A spokeswoman at Micron said its decision resulted from increased
in-house capacity at its own plants.
"CMC did a great job, their quality was excellent and they were a
great partner," she said, adding that if Micron ever did need additional
outsourced capacity, CMC would be a leading candidate for that work.
While conceding that making up the lost revenue will be difficult,
Moley said it should be easier to recoup the lost profits because of the
low-margin nature of the company's business with Micron.
He said CMC had expected Micron's contribution to its revenue to
decline on a percentage basis in the future as the company concentrated
more on its core business, including surface mounting technology.
Analysts said they would need more time before they could say with
any accuracy what the impact on CMC's financial results will be.

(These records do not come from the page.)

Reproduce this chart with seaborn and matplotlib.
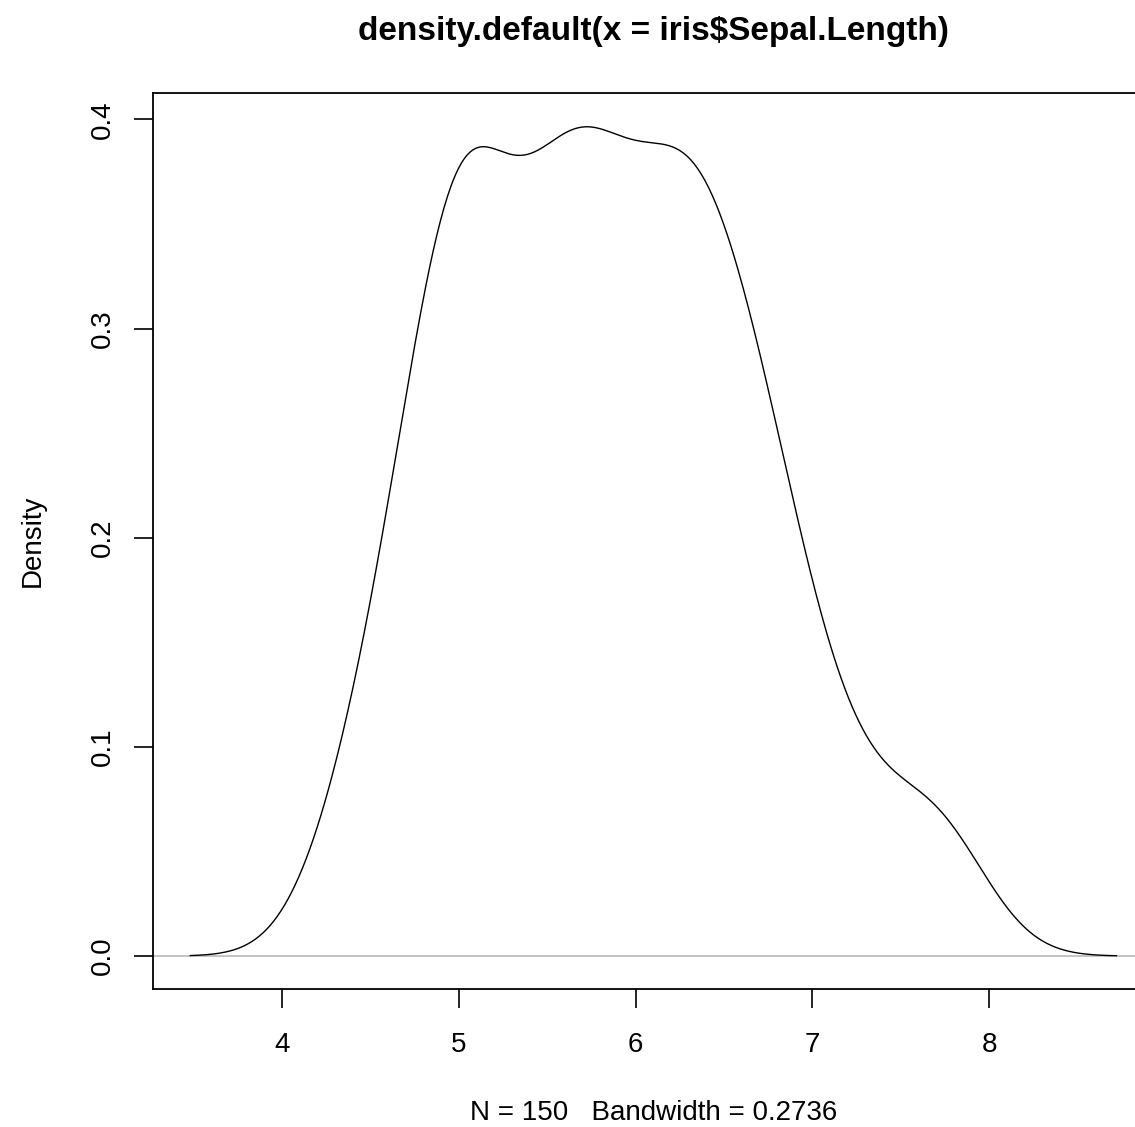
import matplotlib
matplotlib.use("Agg")
import matplotlib.pyplot as plt
import seaborn as sns
import numpy as np

# Data: iris$Sepal.Length (N = 150)
sepal_length = [
    5.1, 4.9, 4.7, 4.6, 5.0, 5.4, 4.6, 5.0, 4.4, 4.9, 5.4, 4.8, 4.8, 4.3, 5.8, 5.7, 5.4, 5.1, 5.7, 5.1,
    5.4, 5.1, 4.6, 5.1, 4.8, 5.0, 5.0, 5.2, 5.2, 4.7, 4.8, 5.4, 5.2, 5.5, 4.9, 5.0, 5.5, 4.9, 4.4, 5.1,
    5.0, 4.5, 4.4, 5.0, 5.1, 4.8, 5.1, 4.6, 5.3, 5.0,
    7.0, 6.4, 6.9, 5.5, 6.5, 5.7, 6.3, 4.9, 6.6, 5.2, 5.0, 5.9, 6.0, 6.1, 5.6, 6.7, 5.6, 5.8, 6.2, 5.6,
    5.9, 6.1, 6.3, 6.1, 6.4, 6.6, 6.8, 6.7, 6.0, 5.7, 5.5, 5.5, 5.8, 6.0, 5.4, 6.0, 6.7, 6.3, 5.6, 5.5,
    5.5, 6.1, 5.8, 5.0, 5.6, 5.7, 5.7, 6.2, 5.1, 5.7,
    6.3, 5.8, 7.1, 6.3, 6.5, 7.6, 4.9, 7.3, 6.7, 7.2, 6.5, 6.4, 6.8, 5.7, 5.8, 6.4, 6.5, 7.7, 7.7, 6.0,
    6.9, 5.6, 7.7, 6.3, 6.7, 7.2, 6.2, 6.1, 6.4, 7.2, 7.4, 7.9, 6.4, 6.3, 6.1, 7.7, 6.3, 6.4, 6.0, 6.9,
    6.7, 6.9, 5.8, 6.8, 6.7, 6.7, 6.3, 6.5, 6.2, 5.9,
]
bandwidth = 0.2736
x_ticks = [4, 5, 6, 7, 8]
y_ticks = [0.0, 0.1, 0.2, 0.3, 0.4]
y_tick_labels = ["0.0", "0.1", "0.2", "0.3", "0.4"]
title_text = "density.default(x = iris$Sepal.Length)"
xlabel_text = "N = 150   Bandwidth = 0.2736"
ylabel_text = "Density"

sns.set_theme(style="white")
plt.rcParams["font.family"] = ["Liberation Sans", "DejaVu Sans"]
plt.rcParams["text.color"] = "black"
plt.rcParams["axes.labelcolor"] = "black"

fig = plt.figure(figsize=(11.35, 11.27), dpi=100)
ax = fig.add_axes([153 / 1135, (1127 - 989.3) / 1127, 1000.6 / 1135, (989.3 - 93) / 1127])

sd = np.std(sepal_length, ddof=1)
sns.kdeplot(x=sepal_length, bw_method=bandwidth / sd, cut=3, gridsize=512,
            color="black", linewidth=1.0, ax=ax)
ax.axhline(0, color="#BEBEBE", linewidth=1.3, zorder=0)

ax.set_xlim(3.269, 8.930)
ax.set_ylim(-0.0159, 0.4126)

ax.set_xticks(x_ticks)
ax.set_xticklabels([str(v) for v in x_ticks])
ax.set_yticks(y_ticks)
ax.set_yticklabels(y_tick_labels, rotation=90, va="center")

ax.tick_params(axis="both", which="major", direction="out", length=13.5, width=1.2,
               color="black", labelsize=20, labelcolor="black", bottom=True, left=True)
ax.tick_params(axis="x", pad=17.5)
ax.tick_params(axis="y", pad=13)

for s in ax.spines.values():
    s.set_color("black")
    s.set_linewidth(1.3)
    s.set_visible(True)

ax.set_xlabel(xlabel_text, fontsize=20, labelpad=30, color="black")
ax.set_ylabel(ylabel_text, fontsize=20, labelpad=32, color="black")
ax.set_title(title_text, fontsize=24, fontweight="bold", pad=38.5, color="black")

fig.savefig("out.png", dpi=100, facecolor="white")
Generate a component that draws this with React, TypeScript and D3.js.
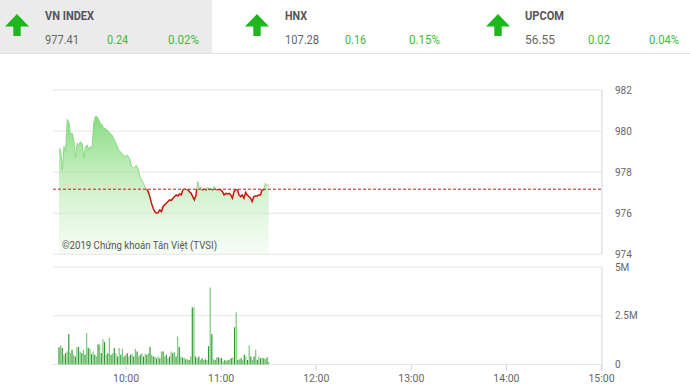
import React from "react";
import * as d3 from "d3";

// ---------- DATA ----------
const indexNames = ["VN INDEX", "HNX", "UPCOM"];
const indexValues = ["977.41", "107.28", "56.55"];
const indexChanges = ["0.24", "0.16", "0.02"];
const indexPercents = ["0.02%", "0.15%", "0.04%"];

const refPrice = 977.17;
const priceTicks = [974, 976, 978, 980, 982];
const volumeTicks = [0, 2.5e6, 5e6];
const volumeTickLabels = ["0", "2.5M", "5M"];
const timeTicks = ["10:00", "11:00", "12:00", "13:00", "14:00", "15:00"];
const sessionStart = "09:15";
const sessionEnd = "15:00";
const dataStart = "09:17.7";
const dataEnd = "11:30";

const prices = [
  979.17, 979.09, 978.11, 979.25, 979.01, 980.58, 980.39, 979.82, 979.9, 979.49,
  978.73, 979.41, 979.33, 979.49, 979.41, 978.68, 979.25, 979.33, 979.09, 979.25,
  979.17, 980.39, 980.71, 980.71, 980.55, 980.39, 980.31, 980.14, 980.14, 980.06,
  979.98, 979.9, 979.82, 979.66, 979.49, 979.33, 979.09, 979.01, 978.92, 978.84,
  978.76, 978.84, 978.76, 978.6, 978.28, 978.19, 978.28, 978.32, 978.11, 977.79,
  977.62, 977.46, 977.3, 977.19, 977.05, 976.81, 976.49, 976.24, 976.08, 976.0,
  976.03, 976.16, 976.08, 976.32, 976.41, 976.49, 976.57, 976.65, 976.62, 976.73,
  976.81, 976.89, 976.84, 976.94, 976.89, 977.14, 977.22, 977.17, 977.14, 977.05,
  976.97, 976.81, 976.65, 976.89, 977.54, 977.22, 977.27, 977.14, 977.22, 977.14,
  977.27, 977.17, 977.22, 977.14, 977.3, 977.17, 977.14, 977.17, 977.14, 977.05,
  976.89, 976.97, 976.94, 976.97, 976.89, 976.73, 977.05, 977.14, 977.17, 976.89,
  976.81, 976.89, 976.73, 977.01, 976.89, 976.81, 976.73, 976.57, 976.81, 976.84,
  976.84, 976.89, 976.89, 977.14, 977.14, 977.46, 977.33, 977.41,
];

// volumes in millions of shares
const volumes = [
  0.89, 0.98, 0.85, 0.5, 0.58, 0.67, 1.56, 0.58, 0.76, 0.5,
  0.41, 0.9, 0.9, 0.67, 0.58, 0.76, 0.5, 1.61, 0.85, 0.8,
  0.53, 0.67, 0.5, 0.41, 1.03, 1.03, 0.58, 1.29, 1.15, 0.5,
  0.58, 1.38, 0.5, 0.58, 0.85, 0.58, 0.41, 0.85, 0.5, 0.8,
  0.41, 0.5, 0.58, 0.41, 0.5, 0.53, 0.41, 0.8, 0.67, 0.41,
  0.5, 0.58, 0.41, 0.55, 0.5, 0.58, 0.9, 0.5, 0.41, 0.41,
  0.32, 0.41, 0.32, 0.67, 0.67, 0.41, 0.5, 0.32, 0.41, 0.67,
  0.58, 0.64, 0.41, 1.44, 0.9, 0.41, 0.35, 0.35, 0.27, 0.27,
  0.23, 0.41, 2.93, 2.93, 0.41, 0.32, 0.41, 0.23, 0.32, 0.23,
  0.27, 0.23, 0.94, 3.95, 1.56, 0.27, 0.23, 0.37, 0.37, 0.32,
  0.32, 0.14, 0.23, 0.18, 0.23, 0.27, 0.32, 0.37, 1.91, 2.68,
  0.23, 0.27, 0.32, 0.23, 0.5, 0.41, 0.23, 0.98, 0.41, 0.23,
  0.41, 0.76, 0.23, 0.41, 0.32, 0.35, 0.32, 0.27, 0.37, 0.14,
];

// ---------- HELPERS ----------
const toMin = (s: string) => {
  const [h, m] = s.split(":");
  return +h * 60 + parseFloat(m);
};

const W = 690;
const H = 390;
const plotLeft = 53;
const plotRight = 602;

const x = d3.scaleLinear().domain([toMin(sessionStart), toMin(sessionEnd)]).range([54.75, 601.5]);
const yP = d3.scaleLinear().domain([974, 982]).range([254.3, 90]);
const yV = d3.scaleLinear().domain([0, 5e6]).range([364.5, 267]);

const t0 = toMin(dataStart);
const t1 = toMin(dataEnd);
const priceData = prices.map((v, i) => ({ t: t0 + (i * (t1 - t0)) / (prices.length - 1), v }));
const volData = volumes.map((v, i) => ({ t: t0 + (i * (t1 - t0)) / (volumes.length - 1), v: v * 1e6 }));

const linePath = d3.line<{ t: number; v: number }>().x((d) => x(d.t)).y((d) => yP(d.v))(priceData) || "";
const areaPath =
  d3
    .area<{ t: number; v: number }>()
    .x((d) => x(d.t))
    .y0(yP(974))
    .y1((d) => yP(d.v))(priceData) || "";

const refY = yP(refPrice);

const condensed = "Roboto, 'Noto Sans', sans-serif";

function Arrow({ cx }: { cx: number }) {
  const top = 14;
  const path = `M${cx},${top} L${cx + 12},${top + 12.5} L${cx + 3.7},${top + 12.5} L${cx + 3.7},${top + 22} L${cx - 3.7},${top + 22} L${cx - 3.7},${top + 12.5} L${cx - 12},${top + 12.5} Z`;
  return <path d={path} fill="#1cb81c" />;
}

const headerPos = [
  { arrow: 17, name: 45, nameW: 49, val: 45, valW: 34, chg: 107, chgW: 21, pct: 168, pctW: 31 },
  { arrow: 257, name: 285, nameW: 22, val: 285, valW: 34, chg: 345, chgW: 21, pct: 409, pctW: 31 },
  { arrow: 498, name: 525, nameW: 39, val: 525, valW: 30, chg: 588, chgW: 22, pct: 649, pctW: 30 },
];

export default function App() {
  return (
    <svg width={W} height={H} style={{ position: "absolute", left: 0, top: 0, background: "#fff" }} fontFamily={condensed}>
      <defs>
        <linearGradient id="areaGrad" gradientUnits="userSpaceOnUse" x1="0" y1="115" x2="0" y2="254">
          <stop offset="0" stopColor="#7fd977" stopOpacity="0.95" />
          <stop offset="0.5" stopColor="#a9e6a2" stopOpacity="0.6" />
          <stop offset="1" stopColor="#d6f4d2" stopOpacity="0.25" />
        </linearGradient>
        <clipPath id="aboveRef">
          <rect x={0} y={0} width={W} height={refY} />
        </clipPath>
        <clipPath id="belowRef">
          <rect x={0} y={refY} width={W} height={H - refY} />
        </clipPath>
      </defs>

      {/* Header */}
      <rect x={0} y={0} width={212} height={53} fill="#ebebeb" />
      <line x1={0} x2={W} y1={53.5} y2={53.5} stroke="#e2e2e2" />
      {indexNames.map((n, i) => {
        const p = headerPos[i];
        return (
          <g key={n}>
            <Arrow cx={p.arrow} />
            <text x={p.name} y={20} fontSize={12.5} fontWeight="bold" fill="#555" textLength={p.nameW} lengthAdjust="spacingAndGlyphs">
              {n}
            </text>
            <text x={p.val} y={43.5} fontSize={13.5} fill="#666" textLength={p.valW} lengthAdjust="spacingAndGlyphs">
              {indexValues[i]}
            </text>
            <text x={p.chg} y={43.5} fontSize={13.5} fill="#3cba3c" textLength={p.chgW} lengthAdjust="spacingAndGlyphs">
              {indexChanges[i]}
            </text>
            <text x={p.pct} y={43.5} fontSize={13.5} fill="#3cba3c" textLength={p.pctW} lengthAdjust="spacingAndGlyphs">
              {indexPercents[i]}
            </text>
          </g>
        );
      })}

      {/* Price grid */}
      {priceTicks.map((t) => (
        <g key={t}>
          <line x1={plotLeft} x2={plotRight} y1={yP(t)} y2={yP(t)} stroke="#e6e6e6" />
          <text x={615} y={yP(t) + 3.5} fontSize={10} fill="#666">
            {t}
          </text>
        </g>
      ))}
      <line x1={plotRight} x2={plotRight} y1={yP(982)} y2={yP(974)} stroke="#ccd6eb" />

      {/* Price area + line */}
      <path d={areaPath} fill="url(#areaGrad)" />
      <path d={linePath} fill="none" stroke="#8ad883" strokeWidth={1} clipPath="url(#aboveRef)" />
      <path d={linePath} fill="none" stroke="#d01010" strokeWidth={1.5} clipPath="url(#belowRef)" />
      <line x1={plotLeft} x2={plotRight} y1={refY} y2={refY} stroke="#c81818" strokeWidth={1} strokeDasharray="3,2" />

      <text x={62} y={248.5} fontSize={11} fill="#555" textLength={155} lengthAdjust="spacingAndGlyphs">
        ©2019 Chứng khoán Tân Việt (TVSI)
      </text>

      {/* Volume grid */}
      {volumeTicks.map((t, i) => (
        <g key={t}>
          <line x1={plotLeft} x2={plotRight} y1={yV(t)} y2={yV(t)} stroke="#e6e6e6" />
          <text x={615} y={yV(t) + 3.5} fontSize={10} fill="#666">
            {volumeTickLabels[i]}
          </text>
        </g>
      ))}
      <line x1={plotRight} x2={plotRight} y1={yV(5e6)} y2={yV(0) + 6} stroke="#ccd6eb" />

      {/* Volume bars */}
      {volData.map((d, i) => (
        <rect
          key={i}
          x={x(d.t) - 0.6}
          y={yV(d.v)}
          width={1.2}
          height={yV(0) - yV(d.v)}
          fill={i % 2 === 0 ? "#2f9a2f" : "#7cc878"}
        />
      ))}

      {/* Time axis */}
      {timeTicks.map((t) => (
        <g key={t}>
          <line x1={x(toMin(t))} x2={x(toMin(t))} y1={yV(0)} y2={yV(0) + 6} stroke="#ccd6eb" />
          <text x={x(toMin(t))} y={382} fontSize={10.5} fill="#666" textAnchor="middle">
            {t}
          </text>
        </g>
      ))}
    </svg>
  );
}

While analysts said CMC was in the process of lessening its
dependence on any one customer, this is clearly not how the company
intended to achieve that goal. "Going forward, we had expected the
Micron exposure to be lower, because the company has been diversifying
and reducing its exposure to any single customer," said Inder Tallur,
who follows CMC for Commonwealth Associates. "But this is a major blow."
For its first quarter ended in October, CMC garnered about $38 million
of its $90 million in sales from Micron.
For Micron, CMC assembled, tested and shipped personal computers -
business that J.J.B. Hilliard Lyons analyst David Foropoulas said was
generally lower-margin because it was mostly systems assembly. He also
noted that CMC's fiscal first half, which ends in January, is its most
important period given the peak holiday season for PC sales. "So they
get about two-thirds of what they were going to get from Micron in this
quarter anyway," Foropoulas said, as the first two months of the second
quarter are complete.
Copyright (c) 1997 Dow Jones & Company, Inc.
All Rights Reserved.



To: ccryder who wrote (255)1/5/1998 4:42:00 PM
From: Sandra  Read Replies (1) | Respond to of 329
 
cc,
YES!...More than even now! <gg> Nice volume today, too.